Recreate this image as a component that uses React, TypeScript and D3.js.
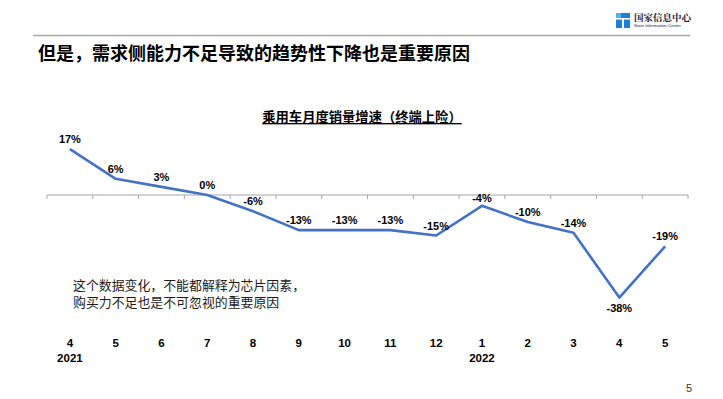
import * as d3 from "d3";
import React from "react";

const months = ["4", "5", "6", "7", "8", "9", "10", "11", "12", "1", "2", "3", "4", "5"];
const years = ["2021", "", "", "", "", "", "", "", "", "2022", "", "", "", ""];
const growth = [17, 6, 3, 0, -6, -13, -13, -13, -15, -4, -10, -14, -38, -19];
const growthLabels = ["17%", "6%", "3%", "0%", "-6%", "-13%", "-13%", "-13%", "-15%", "-4%", "-10%", "-14%", "-38%", "-19%"];

const pageTitle = "但是，需求侧能力不足导致的趋势性下降也是重要原因";
const chartTitle = "乘用车月度销量增速（终端上险）";
const noteLines = ["这个数据变化，不能都解释为芯片因素，", "购买力不足也是不可忽视的重要原因"];

const W = 723;
const H = 399;
const cjk = "'Noto Sans CJK SC', 'Liberation Sans', sans-serif";
const latin = "'Liberation Sans', Arial, 'Noto Sans CJK SC', sans-serif";

export default function App() {
  const idx = months.map((_, i) => String(i));
  const x = d3.scaleBand<string>().domain(idx).range([47, 688]);
  const y = d3.scaleLinear().domain([-40, 20]).range([303, 141]);
  const step = x.step();

  const line = d3
    .line<number>()
    .x((_, i) => (x(String(i)) ?? 0) + step / 2)
    .y((d) => y(d));

  const minVal = d3.min(growth) ?? 0;
  const axisY = y(0);
  const tickXs = d3.range(months.length + 1).map((i) => x.range()[0] + i * step);

  return (
    <svg
      width={W}
      height={H}
      viewBox={`0 0 ${W} ${H}`}
      style={{ position: "absolute", left: 0, top: 0, background: "#fff" }}
    >
      {/* header */}
      <line x1={33} x2={690} y1={35.5} y2={35.5} stroke="#a6a6a6" strokeWidth={1.5} />
      <g>
        <rect x={616} y={13} width={14} height={15} fill="#1f7fd0" />
        <rect x={616} y={13} width={5} height={5} fill="#4fb4f0" />
        <rect x={622} y={18} width={2} height={10} fill="#fff" />
        <rect x={616} y={18} width={14} height={1.6} fill="#fff" />
        <text x={634} y={21} fontSize={9.5} fontWeight="bold" fill="#1a1a3a" fontFamily="'Noto Serif CJK SC', 'Noto Sans CJK SC', serif">
          国家信息中心
        </text>
        <text x={634} y={27} fontSize={4.3} fill="#1a1a3a" fontFamily={latin}>
          State Information Center
        </text>
      </g>
      <text x={38} y={60} fontSize={18} fontWeight="bold" fill="#000" fontFamily={cjk}>
        {pageTitle}
      </text>

      {/* chart title */}
      <text
        x={362}
        y={122}
        textAnchor="middle"
        fontSize={13.3}
        fontWeight="bold"
        fill="#000"
        fontFamily={cjk}
        style={{ textDecoration: "underline" }}
      >
        {chartTitle}
      </text>

      {/* axis */}
      <line x1={tickXs[0]} x2={tickXs[tickXs.length - 1]} y1={axisY} y2={axisY} stroke="#a6a6a6" strokeWidth={1} />
      {tickXs.map((tx, i) => (
        <line key={i} x1={tx} x2={tx} y1={axisY} y2={axisY + 4} stroke="#a6a6a6" strokeWidth={1} />
      ))}

      {/* series */}
      <path d={line(growth) ?? ""} fill="none" stroke="#4472c4" strokeWidth={2.6} strokeLinejoin="round" />

      {growth.map((v, i) => {
        const cx = (x(String(i)) ?? 0) + step / 2;
        const below = v === minVal;
        const ly = below ? y(v) + 14 : y(v) - (v === -4 ? 4 : 6);
        return (
          <text
            key={i}
            x={cx}
            y={ly}
            textAnchor="middle"
            fontSize={11}
            fontWeight="bold"
            fill="#000"
            fontFamily={latin}
          >
            {growthLabels[i]}
          </text>
        );
      })}

      {/* category labels */}
      {months.map((m, i) => {
        const cx = (x(String(i)) ?? 0) + step / 2;
        return (
          <g key={i} fontFamily={latin} fontWeight="bold" fontSize={11.5} textAnchor="middle" fill="#000">
            <text x={cx} y={347}>{m}</text>
            {years[i] && <text x={cx} y={362}>{years[i]}</text>}
          </g>
        );
      })}

      {/* note */}
      {noteLines.map((t, i) => (
        <text key={i} x={73} y={289.5 + i * 17.5} fontSize={12.9} fill="#1a1a1a" fontFamily={cjk}>
          {t}
        </text>
      ))}

      <text x={689} y={392} textAnchor="middle" fontSize={11} fill="#333" fontFamily={latin}>
        5
      </text>
    </svg>
  );
}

○ ○ ○ ○ ○ ○ ○

Leave out any pictures and return exactly the lines from the beginning of the data through the line with "import React from", inclusive.

Recreate this image as a component that uses React, TypeScript and D3.js.
import * as d3 from "d3";
import React from "react";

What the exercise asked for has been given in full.